Credit, where it’s due

Credit insurance is an unfunded risk distribution and loan portfolio management tool used by many of the world’s leading corporate and investment banks. At Atlantic, we provide banks with a single point of access to the global credit insurance market and leverage our market intelligence and connections to deliver the best possible outcomes for our clients.

The credit insurance market appetite runs down from investment grade to B / B2 and across a range of products from term loans and RCFs through to derivatives, asset-backed lending and securitizations.

Overview

Credit insurance is an effective form of unfunded risk transfer that protects creditors against counterparty non-payment.
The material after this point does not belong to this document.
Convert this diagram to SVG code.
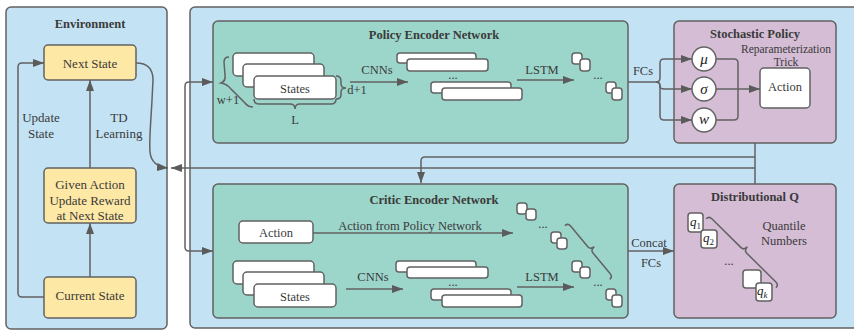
<svg xmlns="http://www.w3.org/2000/svg" width="854" height="330" viewBox="0 0 854 330">
<defs>
  <marker id="arr" viewBox="0 0 11 8" refX="11" refY="4" markerWidth="11" markerHeight="8" markerUnits="userSpaceOnUse" orient="auto">
    <path d="M0,0 L11,4 L0,8 z" fill="#5b5b5b"/>
  </marker>
</defs>
<style>
  .panel{fill:#c3e3f5;stroke:#626262;stroke-width:1.5}
  .teal{fill:#9cd5ca;stroke:#626262;stroke-width:1.5}
  .mauve{fill:#d4bdd5;stroke:#626262;stroke-width:1.5}
  .yellow{fill:#fee8a5;stroke:#626262;stroke-width:1.5}
  .wbox{fill:#fff;stroke:#626262;stroke-width:1.5}
  .ln{fill:none;stroke:#626262;stroke-width:1.5}
  .arrow{fill:none;stroke:#626262;stroke-width:1.5;marker-end:url(#arr)}
  .t{font-family:"Liberation Serif","Times New Roman",serif;font-size:12.5px;fill:#3a3a3a;text-anchor:middle}
  .env{font-size:13px}
  .b{font-weight:bold}
  .sm{font-size:11.5px}
  .m{font-family:"Liberation Serif","Times New Roman",serif;font-style:italic;font-size:15px;fill:#222;text-anchor:middle}
  .q{font-family:"Liberation Serif","Times New Roman",serif;font-style:italic;font-size:13px;fill:#222}
</style>

<!-- Panels -->
<g id="environment">
  <rect x="6" y="7" width="161" height="322" rx="5" class="panel"/>
  <text x="90" y="28" class="t b">Environment</text>
</g>
<g id="agent">
  <rect x="190" y="7" width="680" height="321" rx="5" class="panel"/>
</g>

<g id="next-state">
  <rect x="44" y="45" width="92" height="35" rx="4" class="yellow"/>
  <text x="90" y="67.5" class="t env">Next State</text>
</g>
<g id="reward">
  <rect x="44" y="168" width="92" height="55" rx="4" class="yellow"/>
  <text x="90" y="188.5" class="t env">Given Action</text>
  <text x="90" y="204.5" class="t env">Update Reward</text>
  <text x="90" y="219.5" class="t env">at Next State</text>
</g>
<g id="current-state">
  <rect x="44" y="277" width="92" height="41" rx="4" class="yellow"/>
  <text x="90" y="299.5" class="t env">Current State</text>
</g>
<g id="env-labels">
  <text x="41" y="122" class="t env">Update</text>
  <text x="41" y="138" class="t env">State</text>
  <text x="119" y="122" class="t env">TD</text>
  <text x="119" y="138" class="t env">Learning</text>
</g>

<!-- Policy encoder -->
<g id="policy-encoder">
  <rect x="213" y="21" width="415" height="122" rx="5" class="teal"/>
  <text x="434" y="39" class="t b">Policy Encoder Network</text>
  <rect x="233" y="53" width="81" height="23" rx="4" class="wbox"/>
  <rect x="243" y="64" width="81" height="23" rx="4" class="wbox"/>
  <rect x="254" y="76" width="82" height="23" rx="4" class="wbox"/>
  <text x="295" y="92.5" class="t">States</text>
  <path class="ln" d="M229,57 Q224,57 224,62 L225,75 Q226,81 221,83 Q227,84 231,89 L245,103 Q248,107 253,107"/>
  <text x="228" y="104" class="t">w+1</text>
  <path class="ln" d="M336,76 Q341,76 341,81 L341,84 Q341,88 346,88 Q341,88 341,92 L341,95 Q341,99 336,99"/>
  <text x="357" y="94" class="t">d+1</text>
  <path class="ln" d="M254,99 Q254,104 259,104 L290,104 Q295,104 295,109 Q295,104 300,104 L331,104 Q336,104 336,99"/>
  <text x="295" y="124" class="t">L</text>
  <text x="377" y="74" class="t">CNNs</text>
  <path class="arrow" d="M350,82 L408,82"/>
  <rect x="397" y="53" width="79" height="10" rx="3" class="wbox"/>
  <rect x="407" y="59" width="81" height="12" rx="3" class="wbox"/>
  <text x="453" y="79" class="t">...</text>
  <rect x="431" y="82" width="80" height="11" rx="3" class="wbox"/>
  <rect x="442" y="88" width="80" height="12" rx="3" class="wbox"/>
  <text x="542" y="74" class="t">LSTM</text>
  <path class="arrow" d="M517,80 L574,80"/>
  <rect x="572" y="53" width="10" height="11" rx="3" class="wbox"/>
  <rect x="580" y="59" width="10" height="12" rx="3" class="wbox"/>
  <text x="598" y="79" class="t">...</text>
  <rect x="606" y="82" width="10" height="11" rx="3" class="wbox"/>
  <rect x="612" y="88" width="10" height="12" rx="3" class="wbox"/>
</g>

<!-- Stochastic policy -->
<g id="stochastic-policy">
  <rect x="674" y="21" width="162" height="122" rx="5" class="mauve"/>
  <text x="755" y="38" class="t b">Stochastic Policy</text>
  <text x="786" y="53" class="t sm">Reparameterization</text>
  <text x="786" y="66" class="t sm">Trick</text>
  <circle cx="704" cy="59" r="12" class="wbox"/>
  <text x="704" y="64" class="m">μ</text>
  <circle cx="704" cy="89" r="12" class="wbox"/>
  <text x="704" y="94" class="m">σ</text>
  <circle cx="704" cy="120" r="12" class="wbox"/>
  <text x="704" y="124" class="m">w</text>
  <rect x="760" y="68" width="50" height="40" rx="4" class="wbox"/>
  <text x="785" y="90.5" class="t">Action</text>
  <path class="ln" d="M716,59 L734,59 Q738,59 738,63 L738,89"/>
  <path class="ln" d="M716,120 L734,120 Q738,120 738,116 L738,89"/>
  <path class="arrow" d="M716,89 L760,89"/>
</g>

<!-- Critic encoder -->
<g id="critic-encoder">
  <rect x="213" y="184" width="415" height="134" rx="5" class="teal"/>
  <text x="434" y="204" class="t b">Critic Encoder Network</text>
  <rect x="239" y="221" width="74" height="22" rx="4" class="wbox"/>
  <text x="276" y="236.5" class="t">Action</text>
  <text x="410" y="229.5" class="t">Action from Policy Network</text>
  <path class="arrow" d="M313,233 L513,233"/>
  <rect x="233" y="261" width="81" height="23" rx="4" class="wbox"/>
  <rect x="243" y="272" width="81" height="23" rx="4" class="wbox"/>
  <rect x="254" y="284" width="82" height="23" rx="4" class="wbox"/>
  <text x="295" y="300.5" class="t">States</text>
  <text x="373" y="281" class="t">CNNs</text>
  <path class="arrow" d="M346,289 L403,289"/>
  <rect x="396" y="261" width="80" height="11" rx="3" class="wbox"/>
  <rect x="407" y="267" width="81" height="11" rx="3" class="wbox"/>
  <text x="453" y="286" class="t">...</text>
  <rect x="431" y="289" width="80" height="11" rx="3" class="wbox"/>
  <rect x="442" y="295" width="80" height="12" rx="3" class="wbox"/>
  <text x="542" y="281" class="t">LSTM</text>
  <path class="arrow" d="M517,287 L574,287"/>
  <rect x="517" y="203" width="10" height="11" rx="3" class="wbox"/>
  <rect x="526" y="209" width="10" height="11" rx="3" class="wbox"/>
  <text x="543" y="228" class="t">...</text>
  <rect x="551" y="232" width="10" height="11" rx="3" class="wbox"/>
  <rect x="557" y="238" width="10" height="11" rx="3" class="wbox"/>
  <rect x="572" y="261" width="10" height="11" rx="3" class="wbox"/>
  <rect x="580" y="267" width="10" height="11" rx="3" class="wbox"/>
  <text x="598" y="286" class="t">...</text>
  <rect x="606" y="289" width="10" height="11" rx="3" class="wbox"/>
  <rect x="612" y="295" width="10" height="12" rx="3" class="wbox"/>
  <path class="ln" transform="translate(568,223) rotate(50.2)" d="M0,4 Q0,0 4,0 L31,0 Q35,0 35,-5 Q35,0 39,0 L66,0 Q70,0 70,4"/>
</g>

<!-- Distributional Q -->
<g id="distributional-q">
  <rect x="674" y="184" width="162" height="134" rx="5" class="mauve"/>
  <text x="755" y="200.5" class="t b">Distributional Q</text>
  <rect x="688" y="213" width="15" height="19" rx="3" class="wbox"/>
  <text x="690" y="226" class="q">q<tspan font-size="9" dy="3" font-style="normal">1</tspan></text>
  <rect x="701" y="230" width="16" height="18" rx="3" class="wbox"/>
  <text x="703" y="242" class="q">q<tspan font-size="9" dy="3" font-style="normal">2</tspan></text>
  <text x="729" y="265" class="t">...</text>
  <rect x="743" y="270" width="18" height="18" rx="3" class="wbox"/>
  <rect x="756" y="283" width="16" height="18" rx="3" class="wbox"/>
  <text x="757" y="295" class="q">q<tspan font-size="9" dy="3">k</tspan></text>
  <path class="ln" transform="translate(709,216) rotate(44.6)" d="M0,4 Q0,0 4,0 L45,0 Q49,0 49,-5 Q49,0 53,0 L94,0 Q98,0 98,4"/>
  <text x="784" y="230" class="t">Quantile</text>
  <text x="784" y="245" class="t">Numbers</text>
</g>

<!-- Connectors -->
<g id="connectors">
  <path class="arrow" d="M90,277 L90,223"/>
  <path class="arrow" d="M90,168 L90,80"/>
  <path class="arrow" d="M44,297 L22,297 Q18,297 18,293 L18,67 Q18,63 22,63 L44,63"/>
  <path class="arrow" d="M136,63 C146,63 153,68 153,80 L152,100 C151,120 149,140 150,152 C151,162 157,167 168,168"/>
  <path class="arrow" d="M185,168 L185,86 Q185,82 189,82 L213,82"/>
  <path class="arrow" d="M185,168 L185,247 Q185,251 189,251 L213,251"/>
  <path class="arrow" d="M755,168 L171,168"/>
  <path class="ln" d="M755,143 L755,184"/>
  <path class="arrow" d="M755,157 L425,157 Q421,157 421,161 L421,183"/>
  <path class="arrow" d="M628,82 L656,82 Q660,82 660,78 L660,63 Q660,59 664,59 L692,59"/>
  <path class="arrow" d="M656,82 Q660,82 660,86 Q660,89 664,89 L692,89"/>
  <path class="arrow" d="M656,82 Q660,82 660,86 L660,116 Q660,120 664,120 L692,120"/>
  <text x="643" y="74.5" class="t">FCs</text>
  <path class="arrow" d="M628,251 L674,251"/>
  <text x="649" y="247" class="t">Concat</text>
  <text x="651" y="266.5" class="t">FCs</text>
</g>
</svg>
Protection can be structured to cover up to 90% of an insured’s exposure to a reference obligation; which can be an individual debt owed by a particular counter party or a diversified pool of obligations.

Our credit team specializes in advising on the applications and benefits of the credit insurance product specifically for corporate and investment banks. We employ a team of experts from the fields of banking, insurance and law to add value no matter what the client’s objectives. We are equally comfortable supporting deal teams working to a strict syndication timetable as we are execution teams within portfolio management with a very different set of priorities.

Benefits


Credit insurance offers a range of benefits for banks, such as:

  • Offering an alternative to syndication;

  • Maximizing lending capacity while complying with credit limit constraints;

  • Risk-weighted assets (RWA) reduction;

  • Concentration risk management; and

  • Mitigation of negative migration (‘fallen angel’) risk.


As a form of silent sub-participation, credit insurance also has certain advantages over syndication by allowing insureds to:

  • Defend client relationships from competitors; and

  • Retain more interest and fee income.